As global streaming expands, more series are produced, localized, and released over multiple seasons—sometimes across several years. While audiences expect consistency in story and character development, they also expect something less obvious but equally important: audio continuity.

For localization teams, maintaining consistent voices, tone, recording quality, and acoustic space over long production timelines is one of the most difficult challenges in audio post.

Why Continuity Gets Harder Over Time

Unlike single-project localization, multi-season series evolve. Scripts change, characters develop, and production teams shift. Voice actors may become unavailable, recording setups change, and technical standards evolve.

Even small inconsistencies become noticeable when audiences binge-watch seasons back-to-back. A slight change in vocal tone or microphone quality can break immersion, especially in dialogue-heavy content.

Matching Voices Across Seasons

The most critical element of continuity is the voice itself. Ideally, the same actors return for every season, maintaining character identity and emotional consistency.
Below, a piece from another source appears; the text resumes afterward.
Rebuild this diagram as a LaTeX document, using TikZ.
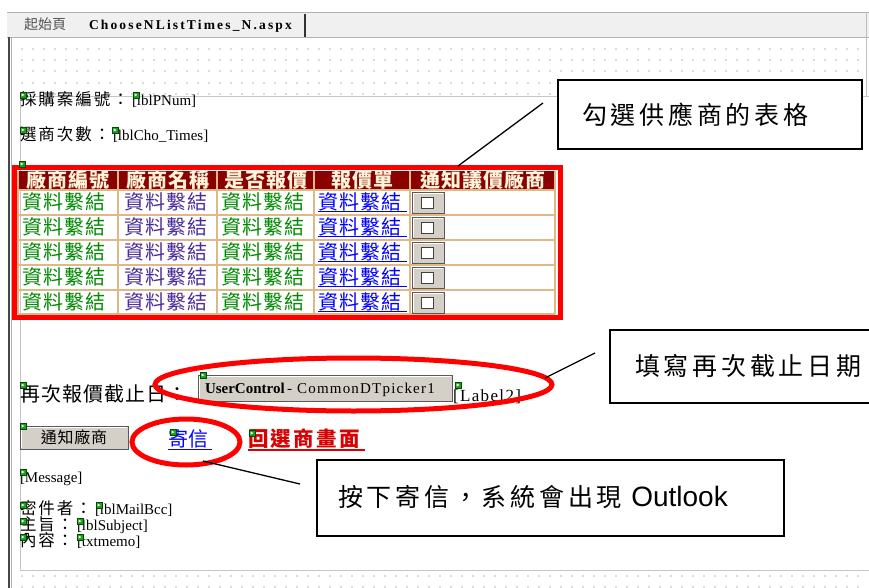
\documentclass[tikz,border=0pt]{standalone}
\usepackage{fontspec}
\setmainfont{Liberation Serif}
\newfontfamily\cjk{Noto Sans CJK TC}
\newfontfamily\cjks[LetterSpace=12]{Noto Sans CJK TC}
\newfontfamily\cjkt[LetterSpace=5]{Noto Sans CJK TC}
\newfontfamily\cjkc[LetterSpace=15]{Noto Sans CJK TC}
\newfontfamily\arialf{Liberation Sans}
\newfontfamily\serifsp[LetterSpace=16]{Liberation Serif}
\newfontfamily\serifls[LetterSpace=8]{Liberation Serif}
\usetikzlibrary{shapes.geometric}
\definecolor{hdr}{HTML}{8B0000}
\definecolor{tanline}{HTML}{DEB887}
\definecolor{lnkgreen}{HTML}{008A00}
\definecolor{lnkpurple}{HTML}{4B2C9A}
\definecolor{btn}{HTML}{D4D0C8}
\definecolor{hdrtxt}{HTML}{FFF4D8}
\definecolor{tabbg}{HTML}{F0F0F0}
\definecolor{mkgreen}{HTML}{1E9E1E}
\tikzset{
  lbl/.style={anchor=base west, inner sep=0pt, outer sep=0pt},
  cjklbl/.style={lbl, font=\cjks\fontsize{16.5}{16.5}\selectfont},
  latlbl/.style={lbl, font=\fontsize{15}{15}\selectfont},
  cell/.style={lbl, font=\cjkt\fontsize{20}{20}\selectfont},
  hcell/.style={anchor=base, inner sep=0pt, font=\cjkt\bfseries\fontsize{20}{20}\selectfont, text=hdrtxt},
  callout/.style={draw=black, line width=1.6pt, fill=white},
  callouttxt/.style={anchor=west, inner sep=0pt, font=\cjkc\fontsize{25}{25}\selectfont},
  redring/.style={draw=red, line width=5pt, ellipse, inner sep=0pt},
  pointer/.style={draw=black, line width=1.3pt},
  btnbox/.style={fill=btn, draw=gray!70!black, line width=0.8pt},
  mk/.style={fill=mkgreen, draw=green!30!black, line width=0.4pt}
}
\begin{document}
\begin{tikzpicture}[x=1pt,y=-1pt]
\useasboundingbox (0,0) rectangle (869,588);
\clip (0,0) rectangle (869,588);
\fill[white] (0,0) rectangle (869,588);
% tab bar
\fill[tabbg] (7,12) rectangle (869,37);
\draw[gray!60] (7,12) -- (869,12);
\draw[gray!60] (7,37) -- (869,37);
\draw[gray!40!black, line width=1.5pt] (305,14) -- (305,37);
\node[lbl, font=\cjk\fontsize{14}{14}\selectfont, text=gray!65!black] (tab1) at (24,30) {起始頁};
\node[lbl, font=\serifsp\bfseries\fontsize{13.5}{13.5}\selectfont] (tab2) at (89,30) {ChooseNListTimes\_N.aspx};
% frame
\draw[gray!55!black, line width=2pt] (8.5,37) -- (8.5,588);
\draw[gray!60, line width=0.8pt] (11.5,37) -- (11.5,588);
\draw[gray!50, line width=0.8pt] (866,12) -- (866,96);
% dotted grid
\foreach \yy in {49,60,71,83,94,576,587}
  \foreach \xx in {22,33,...,868}
    \fill[gray!80!black] (\xx,\yy) circle (0.55);
% panel
\fill[white] (20,96) rectangle (880,570);
\draw[gray!45, line width=0.8pt] (880,96) -- (20,96) -- (20,570) -- (880,570);
% top labels
\node[cjklbl] (pnumlbl) at (20,106) {採購案編號：};
\node[latlbl] (pnum) at (132,106) {[lblPNum]};
\node[cjklbl] (chotlbl) at (20,141) {選商次數：};
\node[latlbl] (chot) at (113,141) {[lblCho\_Times]};
% table
\fill[hdr] (18,171) rectangle (555,190);
\foreach \yy in {190,215,240,265,290,314}
  \draw[tanline, line width=1.2pt] (18,\yy) -- (555,\yy);
\foreach \xx in {18,118,217,314,410,555}
  \draw[tanline, line width=1.2pt] (\xx,171) -- (\xx,314);
\node[hcell] (h1) at (68,187) {廠商編號};
\node[hcell] (h2) at (167.5,187) {廠商名稱};
\node[hcell] (h3) at (265.5,187) {是否報價};
\node[hcell] (h4) at (362,187) {報價單};
\node[hcell] (h5) at (482.5,187) {通知議價廠商};
\foreach \r in {0,...,4}{
  \pgfmathsetmacro\ty{190+25*\r}
  \node[cell, text=lnkgreen] (c\r-1) at (22,{\ty+19}) {資料繫結};
  \node[cell, text=lnkpurple] (c\r-2) at (124,{\ty+19}) {資料繫結};
  \node[cell, text=lnkgreen] (c\r-3) at (221,{\ty+19}) {資料繫結};
  \node[cell, text=blue] (c\r-4) at (318,{\ty+19}) {資料繫結};
  \draw[blue, line width=0.9pt] (318,{\ty+21.5}) -- (407,{\ty+21.5});
  \draw[btnbox] (412,{\ty+2}) rectangle (444,{\ty+23});
  \draw[white, line width=1pt] (413,{\ty+22}) -- (413,{\ty+3}) -- (443,{\ty+3});
  \node[draw=gray!50!black, fill=white, line width=0.8pt, minimum width=12pt, minimum height=11pt, inner sep=0pt] (cb\r) at (427,{\ty+12.5}) {};
}
\draw[red, line width=5pt] (14.5,168) rectangle (560,317);
% callout 1
\draw[callout] (558,80) rectangle (862,149);
\node[callouttxt] (t1) at (582,114.5) {勾選供應商的表格};
\coordinate (p1a) at (543,103);
\coordinate (p1b) at (458,166);
\draw[pointer] (p1a) -- (p1b);
% deadline row
\node[lbl, font=\cjkt\fontsize{20}{20}\selectfont] (dlbl) at (20,401) {再次報價截止日：};
\draw[btnbox] (198,375) rectangle (452,401);
\draw[white, line width=1pt] (199,400) -- (199,376) -- (451,376);
\node[lbl, font=\bfseries\fontsize{15}{15}\selectfont] (uc) at (205,393) {UserControl};
\node[lbl, font=\serifls\fontsize{15}{15}\selectfont] (ucn) at (uc.base east) {\,- CommonDTpicker1};
\node[lbl, font=\serifls\fontsize{17}{17}\selectfont] (lab2) at (453,401) {[Label2]};
\node[redring, minimum width=397pt, minimum height=53pt] (ring1) at (353.5,384.5) {};
\coordinate (p2a) at (545,378);
\coordinate (p2b) at (595,353);
\draw[pointer] (p2a) -- (p2b);
\draw[callout] (610,330) rectangle (880,403);
\node[callouttxt] (t2) at (635,366) {填寫再次截止日期};
% buttons and links
\draw[btnbox] (20,426) rectangle (128,449);
\draw[white, line width=1pt] (21,448) -- (21,427) -- (127,427);
\node[font=\cjkt\fontsize{16}{16}\selectfont, inner sep=0pt] (notify) at (74,437.5) {通知廠商};
\node[lbl, font=\cjk\fontsize{20}{20}\selectfont, text=blue] (send) at (168,446) {寄信};
\draw[blue, line width=0.9pt] (168,449) -- (212,449);
\node[lbl, font=\cjks\bfseries\fontsize{20.5}{20.5}\selectfont, text=red!85!black] (back) at (248,446) {回選商畫面};
\draw[red!85!black, line width=1.6pt] (248,450) -- (365,450);
\node[redring, minimum width=108pt, minimum height=46pt] (ring2) at (186,442) {};
\coordinate (p3a) at (203,461);
\coordinate (p3b) at (300,484);
\draw[pointer] (p3a) -- (p3b);
\draw[callout] (317,460) rectangle (784,536);
\node[callouttxt] (t3) at (338,497) {按下寄信，系統會出現\ {\arialf\fontsize{28}{28}\selectfont Outlook}};
% bottom labels
\node[latlbl] (msg) at (20,482) {[Message]};
\node[cjklbl] (bcclbl) at (20,514) {密件者：};
\node[latlbl] (bcc) at (95,514) {[lblMailBcc]};
\node[cjklbl] (subjlbl) at (20,530) {主旨：};
\node[latlbl] (subj) at (77,530) {[lblSubject]};
\node[cjklbl] (memolbl) at (20,546) {內容：};
\node[latlbl] (memo) at (77,546) {[txtmemo]};
% markers
\foreach \mx/\my in {20/92,133/92,20/127,112/127,19/161,20/382,200/372,455/382,20/423,170/429,249/430,20/469,20/502,96/502,20/518,77/518,20/534,77/534}{
  \filldraw[mk] (\mx,\my) rectangle ++(6,6);
  \fill[white] (\mx+1.5,\my+1.5) -- (\mx+4.5,\my+3) -- (\mx+1.5,\my+4.5) -- cycle;
}
\end{tikzpicture}
\end{document}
However, this isn’t always possible. Scheduling conflicts, contract limitations, or regional casting changes can force studios to replace talent.

When recasting happens, the challenge becomes voice matching:

  • Replicating tone, pitch, and delivery style
  • Preserving character personality
  • Avoiding noticeable transitions between seasons

Detailed voice references, performance notes, and previous recordings become essential tools in maintaining continuity.

Consistent Tone and Performance Direction

Even with the same actors, performance can drift over time. A character who sounded restrained in Season 1 may suddenly feel more energetic or exaggerated in Season 3 if direction changes.

Localization directors must maintain a clear understanding of character arcs and emotional baselines. This often requires:

  • Voice bibles with personality and tone guidelines
  • Access to previous season recordings
  • Consistent direction across episodes and updates

Without this, localized versions can diverge from the original intent—and from themselves.

Microphones, Recording Chains, and Room Sound

Technical consistency is just as important as performance. Over the course of several years, studios may upgrade equipment, switch locations, or move to remote recording setups.

These changes can introduce subtle but noticeable differences in:

  • Microphone tone
  • Signal processing
  • Room acoustics

For example, a voice recorded in a treated studio may sound tighter and more controlled than one recorded remotely. When mixed together, these differences can disrupt continuity.

To avoid this, teams often document:

  • Microphone models and settings
  • Signal chains and processing presets
  • Room tone references

Matching these elements as closely as possible ensures a seamless listening experience.

The Role of Audio Libraries and Documentation

Long-term projects depend heavily on organization. Centralized asset libraries allow teams to access previous recordings, reference takes, and technical settings.

Key tools include:

  • Voice reference libraries
  • Session templates
  • Metadata tagging for characters and scenes
  • Version control systems

These systems reduce guesswork and help new team members maintain consistency when joining ongoing productions.

QA Across Seasons

Quality control for multi-season localization goes beyond checking individual episodes. QA teams must compare new content against previous seasons to ensure alignment in tone, quality, and spatial consistency.

This includes:

  • Cross-season listening sessions
  • Dialogue matching checks
  • Consistency in loudness and mix balance

Without this step, inconsistencies may only become apparent after release.

Continuity Is What Makes Localization Invisible

The goal of localization is to feel natural—almost invisible. When audio continuity is maintained, audiences stay immersed in the story without distraction.

In multi-season series, that consistency doesn’t happen by accident. It requires planning, documentation, and disciplined execution over time.